A fila sempre foi vista como símbolo de atraso, espera inútil, burocracia. Mas, nas mãos certas, virou um espetáculo de branding. Se você já passou em frente a uma Apple Store no dia de lançamento ou ouviu falar de jovens acampando semanas antes de um show da Taylor Swift, sabe do que estou falando. A fila deixou de ser apenas um problema e se tornou narrativa.
Estar na fila, para muita gente, é mais do que comprar um ingresso ou segurar uma sacola — é participar de um ritual coletivo de desejo. A fila cria comunidade instantânea. Pessoas que nunca se viram dividem comida, trocam histórias, compartilham memes. No meio da espera, nasce a sensação de fazer parte de algo maior. O pertencimento não é consequência da compra, é consequência da fila.
E aqui está o detalhe perverso: esse acaso que antes era acidental agora é cuidadosamente projetado. Algumas marcas orquestram filas como parte da estratégia. Lançam produtos em drops limitados, geram rumores de escassez e transformam a espera em espetáculo. Nada legitima mais o valor de algo do que a imagem de pessoas sacrificando horas — ou dias — para tê-lo. A espera se converte em credencial social.
Esse mecanismo é tão poderoso que até eventos políticos e culturais já se apropriaram dele. Da posse de líderes mundiais a feiras de tecnologia, o “eu estive na fila” virou prova de status, narrativa pessoal e postagem obrigatória no feed. O branding da fila, no fundo, não é sobre o produto, é sobre a construção de memória. Estar lá é ser parte de uma história que só acontece uma vez — e as marcas sabem disso.

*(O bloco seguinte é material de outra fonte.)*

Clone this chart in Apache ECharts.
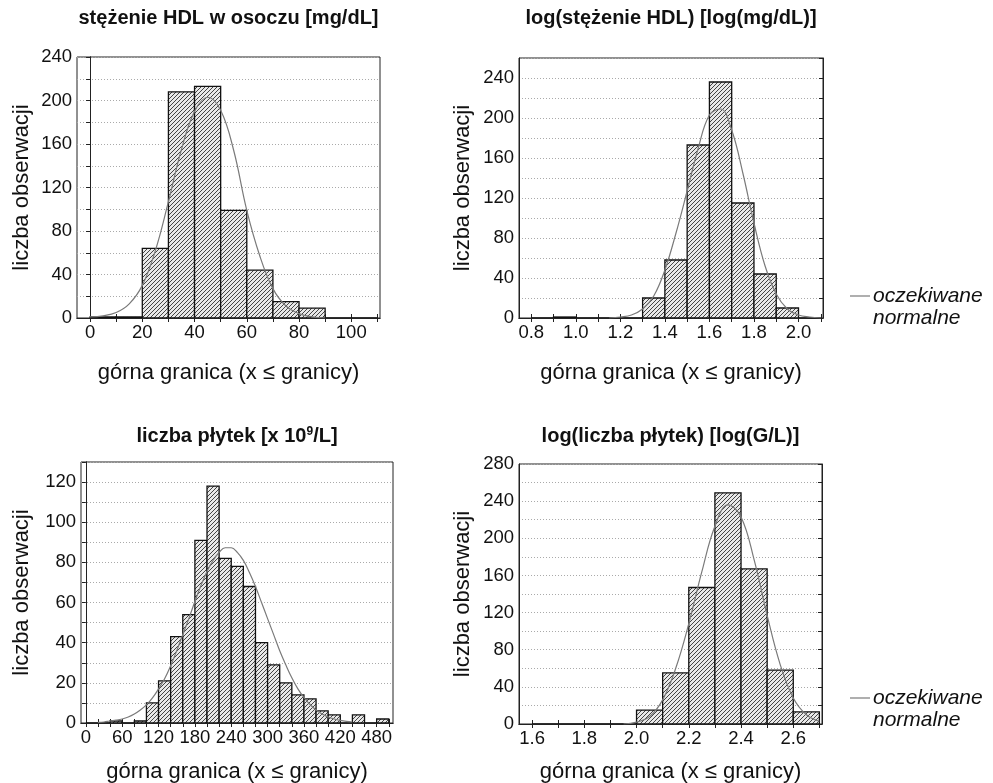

O consumidor não compra só o que está no fim da fila, ele compra o direito de contar que esperou. O tempo vira capital simbólico, a paciência vira pertencimento. A fila é a encenação do desejo coletivo, e poucas coisas são mais poderosas para uma marca do que ver sua comunidade disposta a transformar horas de espera em um espetáculo público de devoção.